A Amazonas Energia tem também outros problemas sérios, principalmente na questão de perdas de energia em sua atividade. Enquanto o índice permitido de perdas pela Aneel é de 22%, o nível da companhia do Estado do Amazonas é de 42%. "Isso significa que R$ 400 milhões precisam ser bancados pelo acionista", diz Hosken. "Da mesma forma que os passivos apontados pela auditoria terão que ser bancados pela Eletrobras."
Segundo dados da empresa, nenhuma das distribuidoras consegue hoje atingir os níveis de gastos exigidos pela empresa de referência estabelecida pelo órgão regulador. Mas Hosken diz que os números foram melhorando ao longo dos últimos anos. Em gestão de material se gastava R$ 5 bilhões, segundo Hosken. Esse valor foi reduzido em 30%. Os processos de serviços que eram contratados por homem/hora foram alterados por unidade de serviço, o que dá grande economia. "Mas esse é um processo lento", disse Hosken. "São desafios que temos nas distribuidoras de médio ou longo prazo."
A companhia vive forte pressão, pois os prejuízos recorrentes afetam os números do grupo como um todo. A Eletrobras teve um lucro líquido de R$ 2,2 bilhões. O prejuízo das distribuidoras foi de quase meio bilhão de reais. Todos esses desafios serão agora assumidos por Marcos Aurélio Madureira, que foi diretor de distribuição da Energisa e também da Cemig. Ele é o terceiro presidente em três anos. O cargo já foi ocupado por Flávio Decat, que deixou a empresa para assumir a área no grupo Rede Energia e hoje é presidente de Furnas. Hosken, que era diretor financeiro de Decat, assumiu a presidência e agora deixa o cargo para assessorar diretamente o presidente da holding Eletrobras, José da Costa Carvalho Neto.
A solução para as empresas de distribuição é um desafio para o próximo presidente. As pressões são muitas e de várias direções. O representante dos minoritários da Eletrobras defende uma espécie de privatização branca, que leve essas empresas para o Novo Mercado da BM&FBovespa, com uma diluição de capital. Dessa forma, a Eletrobras poderia recuperar o que já investiu nas empresas.

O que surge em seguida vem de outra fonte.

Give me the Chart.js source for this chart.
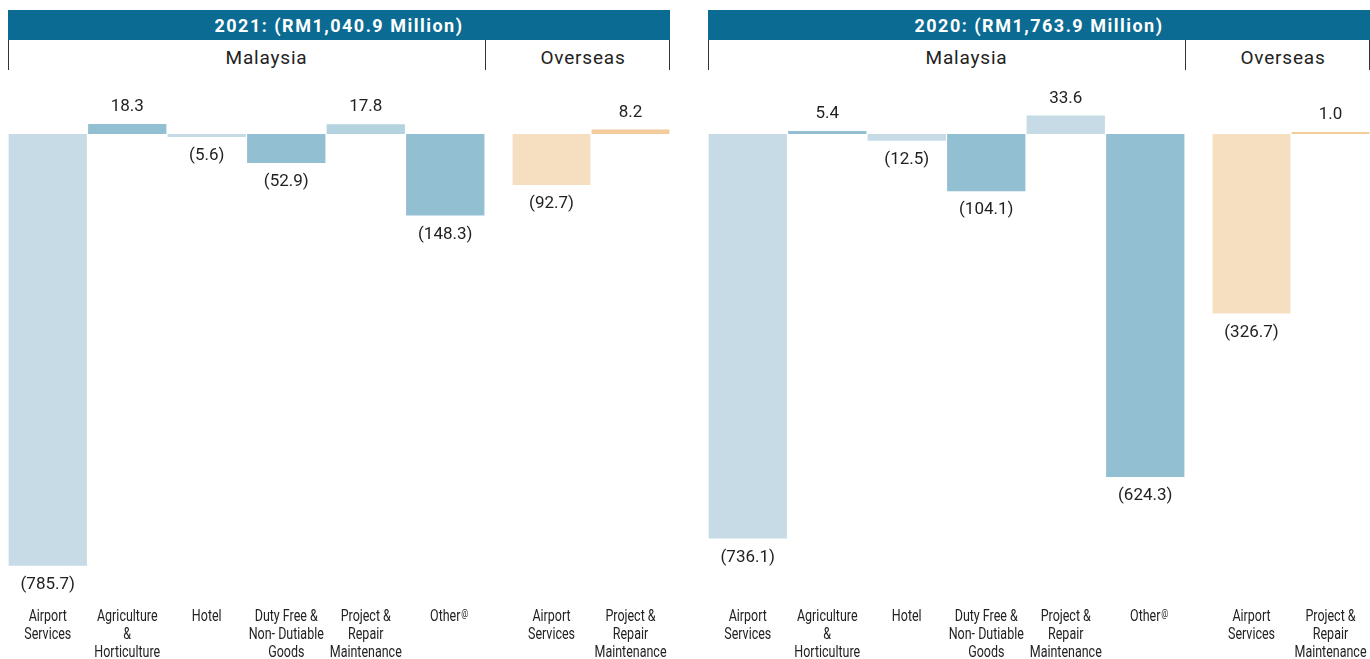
<!DOCTYPE html>
<html>
<head>
<meta charset="utf-8">
<script src="https://cdn.jsdelivr.net/npm/chart.js@4.4.1/dist/chart.umd.min.js"></script>
<style>
html, body { margin: 0; padding: 0; background: #fff; }
body { width: 1370px; height: 659px; position: relative; overflow: hidden; font-family: Roboto, sans-serif; }
.panel { position: absolute; top: 10px; width: 662px; height: 649px; }
.title { height: 30px; line-height: 31px; background: #0b6b93; color: #fff; font-weight: 700; font-size: 18px; letter-spacing: 1.5px; text-align: center; }
.grp { position: absolute; top: 30px; height: 30px; line-height: 35px; font-size: 19px; letter-spacing: 0.8px; color: #222; text-align: center; border-left: 1px solid #333; box-sizing: border-box; }
.grp.my { left: 0; width: 477px; padding-left: 39px; }
.grp.os { left: 477px; width: 185px; padding-left: 11px; border-right: 1px solid #333; }
canvas { position: absolute; top: 60px; }
</style>
</head>
<body>
<div class="panel" id="p2021" style="left:8px">
  <div class="title"></div>
  <div class="grp my"></div>
  <div class="grp os"></div>
  <canvas class="cmy" width="477" height="589" style="left:0"></canvas>
  <canvas class="cos" width="185" height="589" style="left:477px"></canvas>
</div>
<div class="panel" id="p2020" style="left:708px">
  <div class="title"></div>
  <div class="grp my"></div>
  <div class="grp os"></div>
  <canvas class="cmy" width="477" height="589" style="left:0"></canvas>
  <canvas class="cos" width="185" height="589" style="left:477px"></canvas>
</div>
<script>
// =========================
// DATA
// =========================
const title2021 = "2021: (RM1,040.9 Million)";
const title2020 = "2020: (RM1,763.9 Million)";
const groupNames = ["Malaysia", "Overseas"];

const malaysiaCategories = [
    ["Airport", "Services"],
    ["Agriculture", "&", "Horticulture"],
    ["Hotel"],
    ["Duty Free &", "Non- Dutiable", "Goods"],
    ["Project &", "Repair", "Maintenance"],
    ["Other"]
];
const malaysiaMarks = ["", "", "", "", "", "@"];
const overseasCategories = [
    ["Airport", "Services"],
    ["Project &", "Repair", "Maintenance"]
];

const malaysia2021 = [-785.7, 18.3, -5.6, -52.9, 17.8, -148.3];
const overseas2021 = [-92.7, 8.2];
const malaysia2020 = [-736.1, 5.4, -12.5, -104.1, 33.6, -624.3];
const overseas2020 = [-326.7, 1.0];

// =========================
// STYLE
// =========================
const light = "#c6dbe6";
const mid = "#93bfd3";
const colors2021My = [light, mid, light, mid, "#b4d3df", mid];
const colors2020My = [light, mid, light, mid, light, mid];
const colorsOs = ["#f6dfc1", "#f3cc9c"];
const textColor = "#222";
const tickSize = 16;
const tickSquash = 0.78;   // condensed look for category labels

// value labels, category labels (condensed) and the small superscript marks
const valueLabels = {
    id: "valueLabels",
    afterDatasetsDraw(chart, args, opts) {
        const ctx = chart.ctx;
        const meta = chart.getDatasetMeta(0);
        const values = chart.data.datasets[0].data;
        ctx.save();
        ctx.font = "17px Roboto";
        ctx.fillStyle = textColor;
        ctx.textAlign = "center";
        ctx.textBaseline = "middle";
        meta.data.forEach((bar, i) => {
            const v = values[i];
            const txt = v < 0 ? "(" + Math.abs(v).toFixed(1) + ")" : v.toFixed(1);
            const y = v < 0 ? bar.y + 19 : bar.y - 17;
            ctx.fillText(txt, bar.x, y);
        });

        const xs = chart.scales.x;
        const marks = opts.marks || [];
        chart.data.labels.forEach((lbl, i) => {
            const lines = Array.isArray(lbl) ? lbl : [lbl];
            const cx = xs.getPixelForTick(i);
            lines.forEach((line, j) => {
                const cy = xs.top + 16 + j * 18;
                ctx.save();
                ctx.translate(cx, cy);
                ctx.scale(tickSquash, 1);
                ctx.font = tickSize + "px Roboto";
                ctx.textAlign = "center";
                ctx.textBaseline = "middle";
                ctx.fillText(line, 0, 0);
                if (j === 0 && marks[i]) {
                    const w = ctx.measureText(line).width;
                    ctx.font = "10px Roboto";
                    ctx.textAlign = "left";
                    ctx.textBaseline = "top";
                    ctx.fillText(marks[i], w / 2 + 1, -8);
                }
                ctx.restore();
            });
        });
        ctx.restore();
    }
};

function makeChart(canvas, labels, values, colors, padLeft, marks) {
    return new Chart(canvas, {
        type: "bar",
        data: {
            labels: labels,
            datasets: [{
                data: values,
                backgroundColor: colors,
                barPercentage: 0.985,
                categoryPercentage: 1,
                minBarLength: 2
            }]
        },
        options: {
            responsive: false,
            animation: false,
            layout: { padding: { left: padLeft, right: 0, top: 9, bottom: 0 } },
            plugins: {
                legend: { display: false },
                tooltip: { enabled: false },
                valueLabels: { marks: marks }
            },
            scales: {
                x: {
                    grid: { display: false, drawTicks: false, tickLength: 0 },
                    border: { display: false },
                    ticks: { display: false },
                    afterFit: (axis) => { axis.height = 58; }
                },
                y: { display: false, min: -850, max: 100 }
            }
        },
        plugins: [valueLabels]
    });
}

function buildPanel(id, title, myValues, osValues, myColors) {
    const panel = document.getElementById(id);
    panel.querySelector(".title").textContent = title;
    panel.querySelector(".grp.my").textContent = groupNames[0];
    panel.querySelector(".grp.os").textContent = groupNames[1];
    makeChart(panel.querySelector(".cmy"), malaysiaCategories, myValues, myColors, 0, malaysiaMarks);
    makeChart(panel.querySelector(".cos"), overseasCategories, osValues, colorsOs, 27, []);
}

buildPanel("p2021", title2021, malaysia2021, overseas2021, colors2021My);
buildPanel("p2020", title2020, malaysia2020, overseas2020, colors2020My);
</script>
</body>
</html>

Outra forte pressão tem sido feita pelos governos estaduais. Com níveis de qualidade de serviço insatisfatórios, reconhecidos pela própria Eletrobras, os novos governantes já ventilam a possibilidade de retomar as empresas. Todas as distribuidoras que estão hoje sob o guarda-chuva da Eletrobras foram federalizadas quando os Estados devolveram às concessões ao governo. E a outra pressão é para a privatização de fato das empresas, que daria mais agilidade na recuperação das companhias. O problema é que elas teriam que ser vendidas em bloco, pois agentes privados têm interesse em apenas alguns ativos.
Para este ano, os investimentos previstos nas distribuidoras é de R$ 1,5 bilhão. Esses volumes terão que ser financiados, boa parte em RGR. Outros R$ 700 milhões serão necessários para o programa Luz para Todos."